I knew a man who tried making wine in his basement, and something went wrong and the thing exploded like a shotgun in the middle of the night and burst right through the drywall into a bedroom!

I guess some of us are just doomed to dull lives without momentous occasions like that. Drat. ;-)

Dale said...

Never a dull moment, eh AC? We may be kindred spirits, you and I: You with your swollen pop cans and me and my swollen mouth. Wicked cool fridge, though! Go Habs!!

Bonita said...

I wouldn't say a 'dull moment' when there is an explosion. Wow. I never thought a can of pop had that kind of power...what in the world can it do to your innards?

Gina said...

Every day I learn new ways in which my mind doesn't work.

Awesome fridge!

Dee said...

we are getting a small fridge for the basement cause our eldest is back home living and she spends much of her time down there with her cat so we thought it would be nice to put a small fridge down there for her and hubby who likes to sit down there and watch his hockey games. (yes, he is a hockey fan and I only like it when the penguins are winning). But he is tired of coming up here every time he wants something.

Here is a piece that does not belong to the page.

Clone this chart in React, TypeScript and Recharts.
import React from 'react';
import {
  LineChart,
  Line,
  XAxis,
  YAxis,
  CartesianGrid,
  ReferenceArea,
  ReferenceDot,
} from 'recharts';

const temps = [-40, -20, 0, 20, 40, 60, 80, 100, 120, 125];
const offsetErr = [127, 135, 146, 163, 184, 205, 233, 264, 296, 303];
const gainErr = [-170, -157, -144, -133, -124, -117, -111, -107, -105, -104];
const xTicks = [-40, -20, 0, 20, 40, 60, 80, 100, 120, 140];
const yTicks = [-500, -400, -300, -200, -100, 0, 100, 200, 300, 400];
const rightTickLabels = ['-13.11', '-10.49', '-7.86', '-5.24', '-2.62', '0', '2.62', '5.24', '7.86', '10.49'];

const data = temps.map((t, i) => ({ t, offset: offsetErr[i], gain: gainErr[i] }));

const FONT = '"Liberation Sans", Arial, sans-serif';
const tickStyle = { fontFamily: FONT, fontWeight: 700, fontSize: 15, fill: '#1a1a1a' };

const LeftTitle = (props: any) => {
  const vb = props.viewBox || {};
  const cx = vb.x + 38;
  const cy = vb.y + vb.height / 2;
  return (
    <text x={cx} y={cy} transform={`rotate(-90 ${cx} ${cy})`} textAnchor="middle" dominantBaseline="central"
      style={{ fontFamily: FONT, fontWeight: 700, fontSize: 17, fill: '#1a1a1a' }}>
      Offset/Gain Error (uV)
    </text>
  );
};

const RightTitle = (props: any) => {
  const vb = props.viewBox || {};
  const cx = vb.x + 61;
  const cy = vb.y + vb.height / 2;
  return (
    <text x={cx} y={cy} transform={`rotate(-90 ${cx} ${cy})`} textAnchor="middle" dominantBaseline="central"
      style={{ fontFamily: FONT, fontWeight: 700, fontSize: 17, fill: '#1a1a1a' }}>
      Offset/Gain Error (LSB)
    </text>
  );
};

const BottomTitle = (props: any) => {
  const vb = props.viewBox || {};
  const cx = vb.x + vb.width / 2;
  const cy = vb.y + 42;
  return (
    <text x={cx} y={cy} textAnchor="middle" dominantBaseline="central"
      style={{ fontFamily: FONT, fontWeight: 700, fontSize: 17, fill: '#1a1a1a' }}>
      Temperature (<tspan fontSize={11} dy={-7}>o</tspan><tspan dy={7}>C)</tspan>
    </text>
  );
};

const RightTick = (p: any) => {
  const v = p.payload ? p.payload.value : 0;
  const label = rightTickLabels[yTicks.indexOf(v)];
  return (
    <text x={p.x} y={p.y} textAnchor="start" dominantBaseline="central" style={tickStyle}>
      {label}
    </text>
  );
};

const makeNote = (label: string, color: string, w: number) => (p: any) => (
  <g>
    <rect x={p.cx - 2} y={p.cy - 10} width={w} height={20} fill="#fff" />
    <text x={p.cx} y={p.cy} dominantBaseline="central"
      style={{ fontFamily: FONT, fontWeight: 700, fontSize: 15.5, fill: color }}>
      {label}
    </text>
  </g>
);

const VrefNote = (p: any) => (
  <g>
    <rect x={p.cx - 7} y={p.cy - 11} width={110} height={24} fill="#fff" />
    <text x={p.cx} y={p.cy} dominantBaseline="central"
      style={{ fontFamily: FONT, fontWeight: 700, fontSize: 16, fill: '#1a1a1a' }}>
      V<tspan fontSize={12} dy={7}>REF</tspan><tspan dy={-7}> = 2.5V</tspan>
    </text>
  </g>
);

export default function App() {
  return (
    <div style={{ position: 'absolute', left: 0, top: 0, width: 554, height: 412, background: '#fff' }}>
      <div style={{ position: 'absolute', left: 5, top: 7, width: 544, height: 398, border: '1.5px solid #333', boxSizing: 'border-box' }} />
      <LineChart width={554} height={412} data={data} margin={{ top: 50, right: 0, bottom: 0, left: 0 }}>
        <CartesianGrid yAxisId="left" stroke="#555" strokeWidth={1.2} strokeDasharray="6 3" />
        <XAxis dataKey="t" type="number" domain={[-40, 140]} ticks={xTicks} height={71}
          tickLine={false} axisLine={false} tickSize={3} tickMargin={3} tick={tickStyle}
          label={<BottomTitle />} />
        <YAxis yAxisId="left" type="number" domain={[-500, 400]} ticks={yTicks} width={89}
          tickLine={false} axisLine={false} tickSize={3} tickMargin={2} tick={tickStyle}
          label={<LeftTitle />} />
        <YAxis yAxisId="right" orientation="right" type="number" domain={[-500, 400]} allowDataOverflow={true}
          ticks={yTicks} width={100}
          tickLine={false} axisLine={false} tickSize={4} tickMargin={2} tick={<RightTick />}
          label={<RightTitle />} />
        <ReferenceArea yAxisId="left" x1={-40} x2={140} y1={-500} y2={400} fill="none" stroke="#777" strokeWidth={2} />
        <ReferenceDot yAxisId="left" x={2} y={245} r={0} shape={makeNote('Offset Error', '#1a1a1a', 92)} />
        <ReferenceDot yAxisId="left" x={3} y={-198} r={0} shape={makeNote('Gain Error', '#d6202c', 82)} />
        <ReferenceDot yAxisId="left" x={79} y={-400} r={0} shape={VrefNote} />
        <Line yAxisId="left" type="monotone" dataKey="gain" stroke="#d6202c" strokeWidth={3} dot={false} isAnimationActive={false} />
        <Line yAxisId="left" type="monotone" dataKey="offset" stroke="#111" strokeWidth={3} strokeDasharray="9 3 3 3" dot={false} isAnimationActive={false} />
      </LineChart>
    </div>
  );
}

I have had explosions cause I have a habit of taking my warm pop can and putting it in the freezer then forgetting it. *s* No fun!!

Anonymous said...

I understand completely .. those fridge dials always have me perlexed.. am I turning the temp down or up. I keep meaning to have Hubby check our fridge. We have had it for 6 years and I am still not sure if I am doing it correctly.

By the way.. what a great gift.. I think I will keep that in mind for my hubby's next present. He would love it.. except it will have the Winnipeg Blue Bomber logo. :-)

Granny said...

Thos dials are a guessing game and for me usually unreachable.

We used to run an extra fridge for cold water and soda (pop) in the summer. I had to move it out of the laundry room and it wasn't safe to have it on the patio (doors trapping kids) so we turned its face to the wall. Some day, I'll give it away if I can find a taker.